Saturday, August 09, 2014

What Happened To Unisex Overalls?

The Baby Balabusta has spent pretty much her entire eighteen months being misgendered more or less constantly. Today, at Target, the lady ran a couple of little dresses over the scanner, and asked me, "Oh, do you have a little girl as well?"

"She's the little girl," I explained, indicating BB, who was sitting in the cart. The woman looked extremely startled. "Oh. Oh, she's a girl!" She hastened to explain to me that one of her daughters is fond of the Teenage Mutant Ninja Turtles.

BB has finally got enough hair that she looks as though she has a cute little pixie cut. (We have not cut it--I'm planning to wait until she's three, and give her a nice upshirin, to make up for the fact that we totally dropped the ball on naming ceremonies.) Today she was wearing small capri stretch jeans, a long-sleeved Batman shirt, and the Thomas the Tank Engine sneakers she got as hand-me-downs from a friend's son.

She's tall for her age, and sturdy, but I don't think that would be enough to identify her as male so consistently. The hair is a lot of what says 'boy' to people, the clothes are a lot of it. Her hand-me-downs at her present size are mostly from boys. Additionally, both I and the Balebos have tended to buy boy's clothes for her. There are reasons for this. The Balebos tends to get her clothes he would wear himself, from nice polo shirts in sober colors to Star Wars tees, and I'm afraid she might be allergic to pink glitter.

We were both startled by the extreme gendering of small children's clothes, which has, frankly, gotten the hell out of hand. I was a small girl in the 1970s, which, I realize retroactively, was some kind of golden age of unisex children's clothing. There does not appear to be any such thing as unisex children's clothing anymore.

Boy's clothes come in strong primary colors and have machines and macho animals on them, or male superheroes, or sports equipment. Girl's clothes come in a lot of pastels, and have petaled attachments and glittery images of girly animals, and Disney princesses, and a lot of stuff about shopping. Girl's pants tend to be leggings, skintight. When girls have blue jeans, or khakis, they have little touches of pink stitching here and there, just to reassure everyone.

There is sports-team themed clothing available for little girls, but it is not in the team colors, it is pink.

Both the Balebos and I had rather a negative reaction to this. Additionally, the Balebos absolutely rejected the practice of marking a baby with too little hair as a girl by putting small glittery, maribou-dripping or flowered headbands on her.

So she dresses like a teeny tomboy, and I accept that at some point she may decide that this is unacceptable.

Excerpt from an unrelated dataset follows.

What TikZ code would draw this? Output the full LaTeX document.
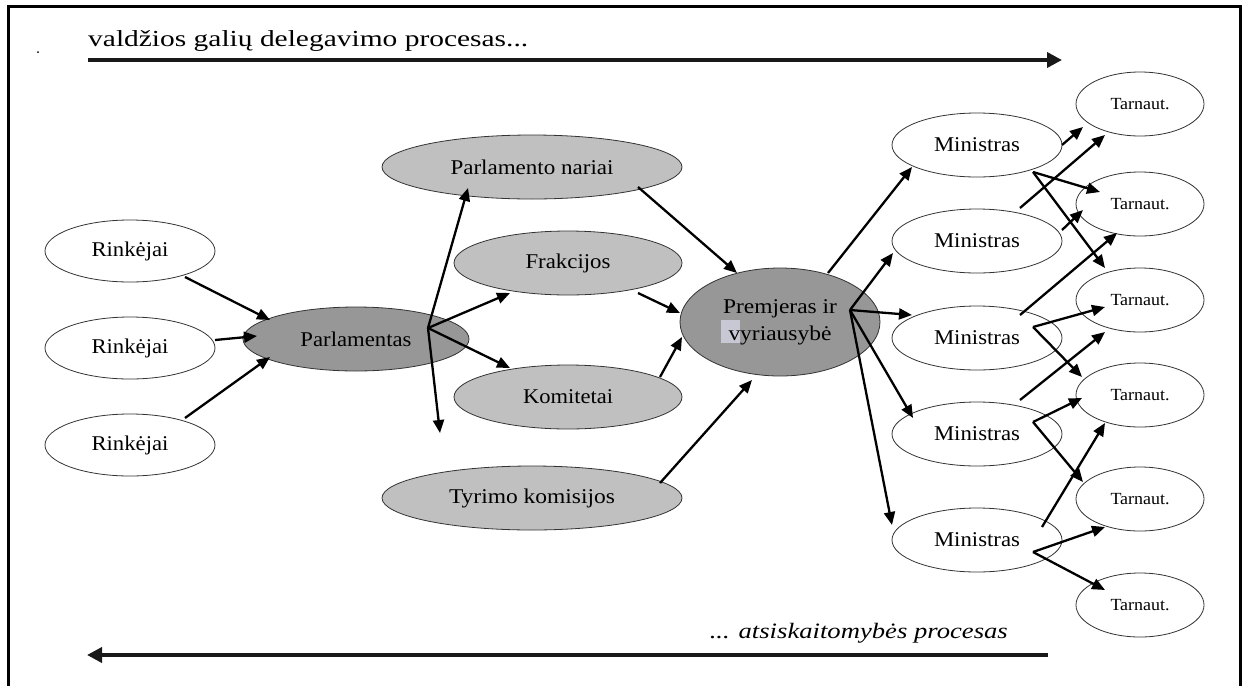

We're starting to get the hang of shopping for a baby, and I've found some resources. Land's End has nice clothes for children,albeit mostly for older toddlers, and I was thrilled to find that they have tee-shirts for little girls with a range of graphics and colors, including, to my glee, not only outer-space themed ones, but also one that reads "NASA Crew". Clothes I can stand for my daughter are out there.

She has a few now. Her Tante Niamh bought her a small tie-dyed dress, and I found a gray one today at Target that looked like something a little girl should wear. Her father has picked out some sundresses for her. But in her daily uniform, jeans or shorts and a little tee-shirt, I continue to hear her referred to as a boy pretty much every day.